For some reason or other this was not acceptable, and at last the healing began. I like to call it that because it sounds so nice. Growing Up is probably more accurate. I had to learn to simply be myself. Why can't simple things be easy, too? Feh. I had to be myself, accept myself, and--most importantly--take full responsibility for whatever mess I was making or had made and set about doing a better job.

I hate that. Having no one to blame. I liked blaming my alcoholic mother, philandering father, abusive brother. I liked giving full credit to my sister and other brother for "saving me." That's the thing. When you blame others and even when you are too grateful to others, well, you lose a sense of having been anything other than a passenger in your own life. At least that was what I did. Until I was in my thirties and well into my forties, I struggled with the novel notion that perhaps I was the one running my own life--for better, not just worse. The joy of that particular misery wound up being that, after the struggle of remembering, the pain of reliving some things, the difficulties with letting go of other things, came a time of remembering the good of my mom.

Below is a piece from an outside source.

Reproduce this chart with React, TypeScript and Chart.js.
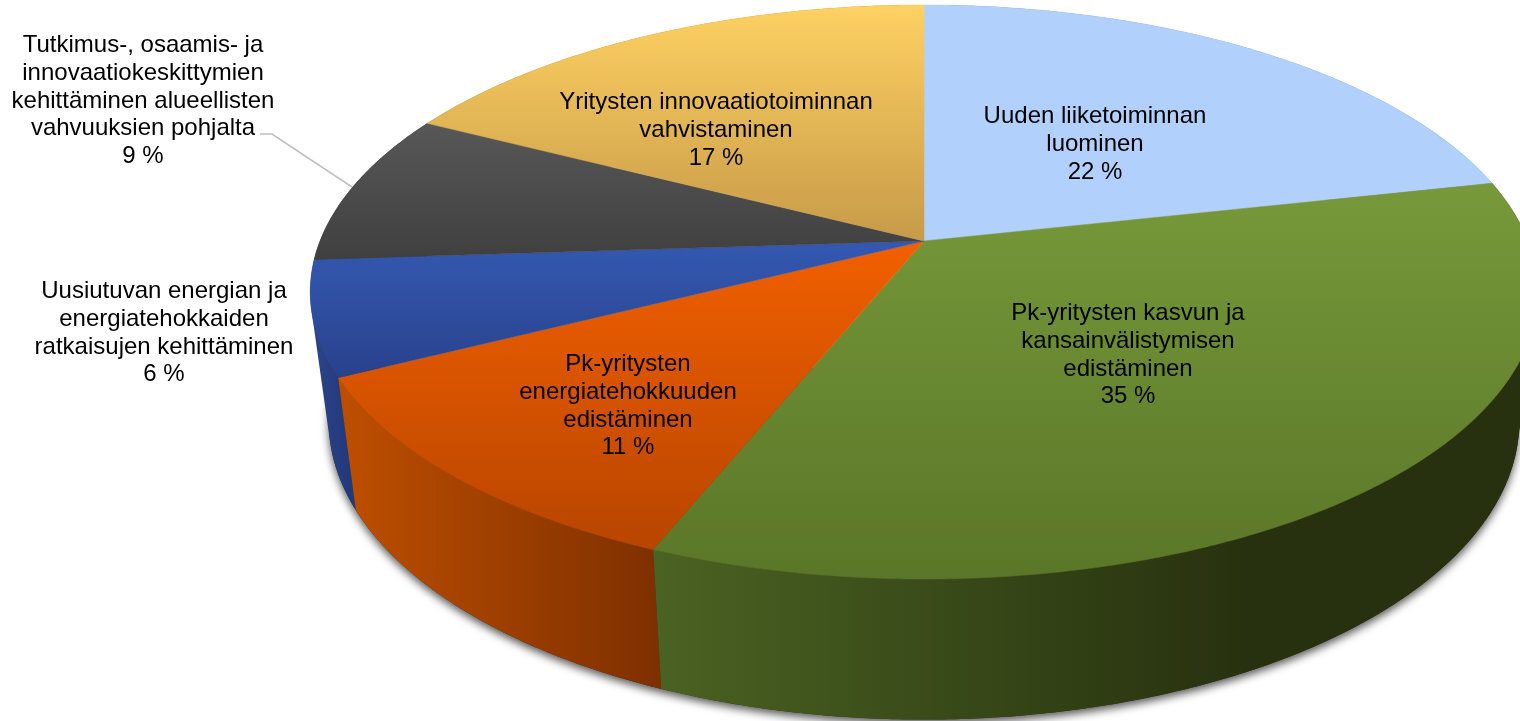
import React, { useEffect, useRef } from "react";
import { Chart, registerables } from "chart.js";

Chart.register(...registerables);

const categories = [
  "Uuden liiketoiminnan luominen",
  "Pk-yritysten kasvun ja kansainvälistymisen edistäminen",
  "Pk-yritysten energiatehokkuuden edistäminen",
  "Uusiutuvan energian ja energiatehokkaiden ratkaisujen kehittäminen",
  "Tutkimus-, osaamis- ja innovaatiokeskittymien kehittäminen alueellisten vahvuuksien pohjalta",
  "Yritysten innovaatiotoiminnan vahvistaminen",
];
const values = [21.5, 34.5, 11.4, 6.4, 8.6, 17.4];
const labelLines = [
  ["Uuden liiketoiminnan", "luominen"],
  ["Pk-yritysten kasvun ja", "kansainvälistymisen", "edistäminen"],
  ["Pk-yritysten", "energiatehokkuuden", "edistäminen"],
  ["Uusiutuvan energian ja", "energiatehokkaiden", "ratkaisujen kehittäminen"],
  ["Tutkimus-, osaamis- ja", "innovaatiokeskittymien", "kehittäminen alueellisten", "vahvuuksien pohjalta"],
  ["Yritysten innovaatiotoiminnan", "vahvistaminen"],
];
const baseColors = ["#b1d0fb", "#6b8c33", "#dc5400", "#2f4f9f", "#4a4a4a", "#e4b858"];

// presentation tables
const labelCenterX = [1095, 1128, 628, 164, 143, 716];
const labelFirstY = [116.5, 313.5, 364.5, 291.5, 45.5, 102.5];
const topGradients: [number, string, number, string][] = [
  [5, "#b1d0fb", 240, "#b1d0fb"],
  [185, "#77993a", 580, "#5a7628"],
  [240, "#f26000", 550, "#b84500"],
  [240, "#3459b2", 385, "#28408a"],
  [125, "#575757", 262, "#3f3f3f"],
  [5, "#fed163", 241, "#c79a48"],
];
const wallGradients: [number, string, number, string][] = [
  [900, "#5a7ca8", 1500, "#5a7ca8"],
  [655, "#4a6222", 1250, "#27310f"],
  [345, "#bd4e00", 665, "#7d2f00"],
  [310, "#2d4689", 360, "#1f3679"],
  [310, "#333333", 430, "#333333"],
  [430, "#8c6c30", 924, "#8c6c30"],
];
const wallOrder = [5, 4, 0, 3, 2, 1];

const CX = 924;
const CY = 241;
const RX = 604;
const RY = 278;
const PERSP = 0.1776;
const WALL_SX = 0.97;
const WALL_D = 127;
const WALL_K = 0.04;

const topPt = (a: number): [number, number] => {
  const u = Math.cos(a);
  const v = Math.sin(a);
  const w = 1 / (1 - PERSP * v);
  return [CX + RX * u * w, CY + RY * v * w];
};
const botPt = (a: number): [number, number] => {
  const [x, y] = topPt(a);
  return [CX + (x - CX) * WALL_SX, y + WALL_D + WALL_K * (y - CY)];
};

const STEP = Math.PI / 360;
const sampleAngles = (s: number, e: number) => {
  const out: number[] = [];
  const n = Math.max(1, Math.ceil((e - s) / STEP));
  for (let i = 0; i <= n; i++) out.push(s + ((e - s) * i) / n);
  return out;
};

const pie3d = {
  id: "pie3d",
  beforeDatasetsDraw(chart: any) {
    const ctx: CanvasRenderingContext2D = chart.ctx;
    const arcs = chart.getDatasetMeta(0).data as any[];

    // side wall path: one sub-quad per sample, all wound the same way
    const addWall = (s: number, e: number) => {
      const ang = sampleAngles(s, e);
      for (let k = 0; k < ang.length - 1; k++) {
        const q = [topPt(ang[k]), topPt(ang[k + 1]), botPt(ang[k + 1]), botPt(ang[k])];
        let area = 0;
        for (let m = 0; m < 4; m++) {
          const p = q[m];
          const r = q[(m + 1) % 4];
          area += p[0] * r[1] - r[0] * p[1];
        }
        const pts = area < 0 ? [...q].reverse() : q;
        ctx.moveTo(pts[0][0], pts[0][1]);
        for (let m = 1; m < 4; m++) ctx.lineTo(pts[m][0], pts[m][1]);
        ctx.closePath();
      }
    };

    // soft cast shadow of the front half of the base ring
    ctx.save();
    ctx.beginPath();
    sampleAngles(0, Math.PI).forEach((a, k) => {
      const [x, y] = botPt(a);
      if (k === 0) ctx.moveTo(x, y);
      else ctx.lineTo(x, y);
    });
    ctx.closePath();
    ctx.shadowColor = "rgba(0,0,0,0.65)";
    ctx.shadowBlur = 8;
    ctx.shadowOffsetY = 4;
    ctx.shadowOffsetX = 0;
    ctx.fillStyle = "#2a3414";
    ctx.fill();
    ctx.restore();

    // side walls, back to front
    wallOrder.forEach((i) => {
      const arc = arcs[i];
      const g = wallGradients[i];
      const grad = ctx.createLinearGradient(g[0], 0, g[2], 0);
      grad.addColorStop(0, g[1]);
      grad.addColorStop(1, g[3]);
      ctx.beginPath();
      addWall(arc.startAngle, arc.endAngle);
      ctx.fillStyle = grad;
      ctx.fill("nonzero");
    });

    // top faces
    arcs.forEach((arc, i) => {
      const g = topGradients[i];
      const grad = ctx.createLinearGradient(0, g[0], 0, g[2]);
      grad.addColorStop(0, g[1]);
      grad.addColorStop(1, g[3]);
      ctx.beginPath();
      ctx.moveTo(CX, CY);
      sampleAngles(arc.startAngle, arc.endAngle).forEach((a) => {
        const [x, y] = topPt(a);
        ctx.lineTo(x, y);
      });
      ctx.closePath();
      ctx.fillStyle = grad;
      ctx.strokeStyle = grad;
      ctx.lineWidth = 0.5;
      ctx.fill();
      ctx.stroke();
    });
    return false;
  },
  afterDraw(chart: any) {
    const ctx: CanvasRenderingContext2D = chart.ctx;
    ctx.save();
    // leader line of the fifth category
    ctx.strokeStyle = "#bfbfbf";
    ctx.lineWidth = 1.5;
    ctx.beginPath();
    ctx.moveTo(260, 134);
    ctx.lineTo(272, 134);
    ctx.lineTo(352, 187);
    ctx.stroke();

    ctx.fillStyle = "#000";
    ctx.font = '24px "Liberation Sans"';
    ctx.textAlign = "center";
    ctx.textBaseline = "middle";
    const PITCH = 27.75;
    labelLines.forEach((lines, i) => {
      [...lines, `${Math.round(values[i])} %`].forEach((t, k) => {
        ctx.fillText(t, labelCenterX[i], labelFirstY[i] + k * PITCH);
      });
    });
    ctx.restore();
  },
};

export default function App() {
  const ref = useRef<HTMLCanvasElement>(null);
  useEffect(() => {
    document.body.style.margin = "0";
    const chart = new Chart(ref.current as HTMLCanvasElement, {
      type: "pie",
      data: {
        labels: categories,
        datasets: [{ data: values, backgroundColor: baseColors, borderWidth: 0 }],
      },
      options: {
        animation: false,
        responsive: false,
        plugins: { legend: { display: false }, tooltip: { enabled: false } },
      },
      plugins: [pie3d],
    } as any);
    return () => chart.destroy();
  }, []);
  return (
    <div style={{ position: "absolute", left: 0, top: 0, width: 1520, height: 721, overflow: "hidden", background: "#fff" }}>
      <canvas ref={ref} width={1520} height={721} style={{ display: "block" }} />
    </div>
  );
}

When I blamed her I couldn't handle her gifts. Now that she, along with all the others of my birth family, are gone, I have the luxury of remembering what I choose. It is no longer a matter of denial or blocking what is hard. It truly is a matter of choice. I choose to remember, to focus on her gifts: her proof of the existence of elves (for another entry), our credo "There's always something more important to do than housework," her kick in the butt after I had been assaulted, "You can get up and live or lie down and die, but I sure as hell am not going to stand around and watch you lie down and die. So come in the house." Her insatiable curiosity and her faith in the kindness of other people.

There are so many more gifts to remember than horrors. An alcoholic was the least of who she was, even though it's the part that killed her. She was the keeper of all magic, the font of most wisdom, with a smile that could take in Milwaukee, and a brain the size of a planet.

Until I stopped blaming her, I shoved all that in a drawer in the back of my mind, where it could not find my heart. Until I stopped blaming her. Yes, but now, now when my world dangles precariously near a precipice, when I cannot get out of my own way, when I mess up my own deadlines, I have to look at myself, without having Mom to blame. Bummer.

Man, I miss my mother...

2 comments:

Anonymous said...

Thank you. You have no idea how I needed to read this tonight.
Blessings

JeannetteLS said...

In case you go to this again, I am so very glad if something I wrote helped you. Thank you so much for taking the time to comment. There is nothing I needed more today, myself, than to know that something I wrote early on touched another person. Your comment arrived at a time when I have been doubting my worth as a human being. Thank you again.

I wish you peace in whatever it is you are going through. May life be gentle with you.